BEGIN Supplied information
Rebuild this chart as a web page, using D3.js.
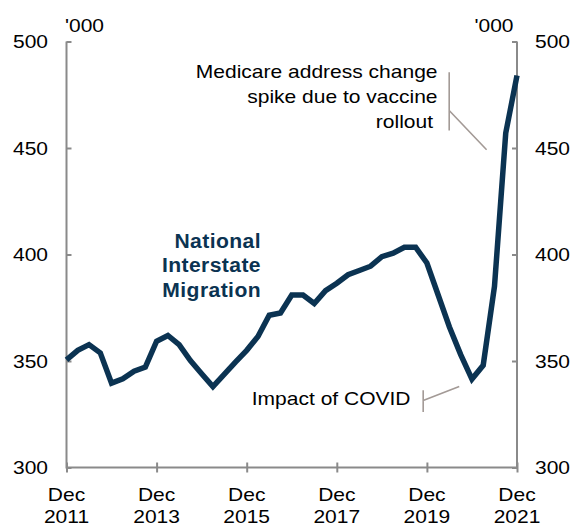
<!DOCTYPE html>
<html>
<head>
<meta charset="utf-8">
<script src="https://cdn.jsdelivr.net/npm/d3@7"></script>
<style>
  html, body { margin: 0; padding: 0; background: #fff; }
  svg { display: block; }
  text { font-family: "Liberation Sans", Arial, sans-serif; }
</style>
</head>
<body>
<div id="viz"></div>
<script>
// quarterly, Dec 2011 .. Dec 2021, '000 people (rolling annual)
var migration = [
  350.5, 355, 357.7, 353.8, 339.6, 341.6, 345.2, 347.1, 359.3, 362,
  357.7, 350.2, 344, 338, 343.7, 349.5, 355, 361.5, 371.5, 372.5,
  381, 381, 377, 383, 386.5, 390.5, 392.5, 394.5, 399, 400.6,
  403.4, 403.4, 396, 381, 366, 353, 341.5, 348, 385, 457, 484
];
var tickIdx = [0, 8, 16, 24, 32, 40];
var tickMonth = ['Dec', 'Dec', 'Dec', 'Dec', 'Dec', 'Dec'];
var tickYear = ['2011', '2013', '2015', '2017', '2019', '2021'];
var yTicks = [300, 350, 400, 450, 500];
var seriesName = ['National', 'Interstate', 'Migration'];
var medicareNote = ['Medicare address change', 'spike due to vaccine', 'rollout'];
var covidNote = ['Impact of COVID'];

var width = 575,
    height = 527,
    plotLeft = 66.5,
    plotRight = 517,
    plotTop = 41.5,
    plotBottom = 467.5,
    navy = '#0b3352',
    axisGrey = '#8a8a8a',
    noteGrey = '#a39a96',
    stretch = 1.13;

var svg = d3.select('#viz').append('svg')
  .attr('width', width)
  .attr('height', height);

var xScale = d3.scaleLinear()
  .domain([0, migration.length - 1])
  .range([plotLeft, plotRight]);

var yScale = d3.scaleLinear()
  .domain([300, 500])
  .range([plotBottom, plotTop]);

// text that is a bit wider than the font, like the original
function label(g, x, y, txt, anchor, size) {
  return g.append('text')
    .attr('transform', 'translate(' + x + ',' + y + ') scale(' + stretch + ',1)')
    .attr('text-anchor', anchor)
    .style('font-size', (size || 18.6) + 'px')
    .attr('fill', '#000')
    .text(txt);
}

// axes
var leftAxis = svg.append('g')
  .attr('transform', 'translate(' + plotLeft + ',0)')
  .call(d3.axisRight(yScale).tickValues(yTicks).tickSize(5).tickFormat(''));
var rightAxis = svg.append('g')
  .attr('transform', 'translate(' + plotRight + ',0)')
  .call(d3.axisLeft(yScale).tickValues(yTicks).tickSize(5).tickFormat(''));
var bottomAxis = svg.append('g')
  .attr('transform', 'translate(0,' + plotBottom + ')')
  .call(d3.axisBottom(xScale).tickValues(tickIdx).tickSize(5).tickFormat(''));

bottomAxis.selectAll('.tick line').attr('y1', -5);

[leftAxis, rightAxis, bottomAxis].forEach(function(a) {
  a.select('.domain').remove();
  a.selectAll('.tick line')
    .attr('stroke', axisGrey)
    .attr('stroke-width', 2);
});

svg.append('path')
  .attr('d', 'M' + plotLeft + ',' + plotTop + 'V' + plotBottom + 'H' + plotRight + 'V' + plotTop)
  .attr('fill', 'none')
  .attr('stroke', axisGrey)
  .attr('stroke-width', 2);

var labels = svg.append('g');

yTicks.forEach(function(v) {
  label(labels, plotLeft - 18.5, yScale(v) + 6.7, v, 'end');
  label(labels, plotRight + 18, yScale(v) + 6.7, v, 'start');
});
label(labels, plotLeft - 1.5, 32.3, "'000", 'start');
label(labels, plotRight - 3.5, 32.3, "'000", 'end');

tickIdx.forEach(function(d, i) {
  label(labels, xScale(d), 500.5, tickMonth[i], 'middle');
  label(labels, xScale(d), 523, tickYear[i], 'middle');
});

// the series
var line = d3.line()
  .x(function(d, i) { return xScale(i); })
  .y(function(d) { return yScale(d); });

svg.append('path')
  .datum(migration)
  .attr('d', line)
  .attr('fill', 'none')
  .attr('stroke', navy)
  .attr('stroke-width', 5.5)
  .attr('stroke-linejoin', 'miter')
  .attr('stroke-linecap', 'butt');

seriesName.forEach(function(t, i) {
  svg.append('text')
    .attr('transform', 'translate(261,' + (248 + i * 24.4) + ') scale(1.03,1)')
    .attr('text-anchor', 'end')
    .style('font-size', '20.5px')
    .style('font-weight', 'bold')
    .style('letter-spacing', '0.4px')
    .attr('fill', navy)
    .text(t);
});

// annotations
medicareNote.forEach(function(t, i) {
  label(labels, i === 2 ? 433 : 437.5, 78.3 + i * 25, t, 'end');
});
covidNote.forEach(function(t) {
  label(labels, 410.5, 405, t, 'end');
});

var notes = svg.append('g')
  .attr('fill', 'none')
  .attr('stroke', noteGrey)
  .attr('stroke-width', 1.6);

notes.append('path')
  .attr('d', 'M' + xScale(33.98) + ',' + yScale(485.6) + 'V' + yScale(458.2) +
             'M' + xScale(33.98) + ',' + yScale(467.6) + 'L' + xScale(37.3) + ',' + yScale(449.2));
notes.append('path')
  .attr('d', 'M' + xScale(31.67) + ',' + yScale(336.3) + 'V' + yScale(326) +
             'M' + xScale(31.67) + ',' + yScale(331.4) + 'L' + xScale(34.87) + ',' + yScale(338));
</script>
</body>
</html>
END Supplied information
Set down the material exactly, every line of it, except for the pictures.

The output:
Rebuild this chart as a web page, using D3.js.
<!DOCTYPE html>
<html>
<head>
<meta charset="utf-8">
<script src="https://cdn.jsdelivr.net/npm/d3@7"></script>
<style>
  html, body { margin: 0; padding: 0; background: #fff; }
  svg { display: block; }
  text { font-family: "Liberation Sans", Arial, sans-serif; }
</style>
</head>
<body>
<div id="viz"></div>
<script>
// quarterly, Dec 2011 .. Dec 2021, '000 people (rolling annual)
var migration = [
  350.5, 355, 357.7, 353.8, 339.6, 341.6, 345.2, 347.1, 359.3, 362,
  357.7, 350.2, 344, 338, 343.7, 349.5, 355, 361.5, 371.5, 372.5,
  381, 381, 377, 383, 386.5, 390.5, 392.5, 394.5, 399, 400.6,
  403.4, 403.4, 396, 381, 366, 353, 341.5, 348, 385, 457, 484
];
var tickIdx = [0, 8, 16, 24, 32, 40];
var tickMonth = ['Dec', 'Dec', 'Dec', 'Dec', 'Dec', 'Dec'];
var tickYear = ['2011', '2013', '2015', '2017', '2019', '2021'];
var yTicks = [300, 350, 400, 450, 500];
var seriesName = ['National', 'Interstate', 'Migration'];
var medicareNote = ['Medicare address change', 'spike due to vaccine', 'rollout'];
var covidNote = ['Impact of COVID'];

var width = 575,
    height = 527,
    plotLeft = 66.5,
    plotRight = 517,
    plotTop = 41.5,
    plotBottom = 467.5,
    navy = '#0b3352',
    axisGrey = '#8a8a8a',
    noteGrey = '#a39a96',
    stretch = 1.13;

var svg = d3.select('#viz').append('svg')
  .attr('width', width)
  .attr('height', height);

var xScale = d3.scaleLinear()
  .domain([0, migration.length - 1])
  .range([plotLeft, plotRight]);

var yScale = d3.scaleLinear()
  .domain([300, 500])
  .range([plotBottom, plotTop]);

// text that is a bit wider than the font, like the original
function label(g, x, y, txt, anchor, size) {
  return g.append('text')
    .attr('transform', 'translate(' + x + ',' + y + ') scale(' + stretch + ',1)')
    .attr('text-anchor', anchor)
    .style('font-size', (size || 18.6) + 'px')
    .attr('fill', '#000')
    .text(txt);
}

// axes
var leftAxis = svg.append('g')
  .attr('transform', 'translate(' + plotLeft + ',0)')
  .call(d3.axisRight(yScale).tickValues(yTicks).tickSize(5).tickFormat(''));
var rightAxis = svg.append('g')
  .attr('transform', 'translate(' + plotRight + ',0)')
  .call(d3.axisLeft(yScale).tickValues(yTicks).tickSize(5).tickFormat(''));
var bottomAxis = svg.append('g')
  .attr('transform', 'translate(0,' + plotBottom + ')')
  .call(d3.axisBottom(xScale).tickValues(tickIdx).tickSize(5).tickFormat(''));

bottomAxis.selectAll('.tick line').attr('y1', -5);

[leftAxis, rightAxis, bottomAxis].forEach(function(a) {
  a.select('.domain').remove();
  a.selectAll('.tick line')
    .attr('stroke', axisGrey)
    .attr('stroke-width', 2);
});

svg.append('path')
  .attr('d', 'M' + plotLeft + ',' + plotTop + 'V' + plotBottom + 'H' + plotRight + 'V' + plotTop)
  .attr('fill', 'none')
  .attr('stroke', axisGrey)
  .attr('stroke-width', 2);

var labels = svg.append('g');

yTicks.forEach(function(v) {
  label(labels, plotLeft - 18.5, yScale(v) + 6.7, v, 'end');
  label(labels, plotRight + 18, yScale(v) + 6.7, v, 'start');
});
label(labels, plotLeft - 1.5, 32.3, "'000", 'start');
label(labels, plotRight - 3.5, 32.3, "'000", 'end');

tickIdx.forEach(function(d, i) {
  label(labels, xScale(d), 500.5, tickMonth[i], 'middle');
  label(labels, xScale(d), 523, tickYear[i], 'middle');
});

// the series
var line = d3.line()
  .x(function(d, i) { return xScale(i); })
  .y(function(d) { return yScale(d); });

svg.append('path')
  .datum(migration)
  .attr('d', line)
  .attr('fill', 'none')
  .attr('stroke', navy)
  .attr('stroke-width', 5.5)
  .attr('stroke-linejoin', 'miter')
  .attr('stroke-linecap', 'butt');

seriesName.forEach(function(t, i) {
  svg.append('text')
    .attr('transform', 'translate(261,' + (248 + i * 24.4) + ') scale(1.03,1)')
    .attr('text-anchor', 'end')
    .style('font-size', '20.5px')
    .style('font-weight', 'bold')
    .style('letter-spacing', '0.4px')
    .attr('fill', navy)
    .text(t);
});

// annotations
medicareNote.forEach(function(t, i) {
  label(labels, i === 2 ? 433 : 437.5, 78.3 + i * 25, t, 'end');
});
covidNote.forEach(function(t) {
  label(labels, 410.5, 405, t, 'end');
});

var notes = svg.append('g')
  .attr('fill', 'none')
  .attr('stroke', noteGrey)
  .attr('stroke-width', 1.6);

notes.append('path')
  .attr('d', 'M' + xScale(33.98) + ',' + yScale(485.6) + 'V' + yScale(458.2) +
             'M' + xScale(33.98) + ',' + yScale(467.6) + 'L' + xScale(37.3) + ',' + yScale(449.2));
notes.append('path')
  .attr('d', 'M' + xScale(31.67) + ',' + yScale(336.3) + 'V' + yScale(326) +
             'M' + xScale(31.67) + ',' + yScale(331.4) + 'L' + xScale(34.87) + ',' + yScale(338));
</script>
</body>
</html>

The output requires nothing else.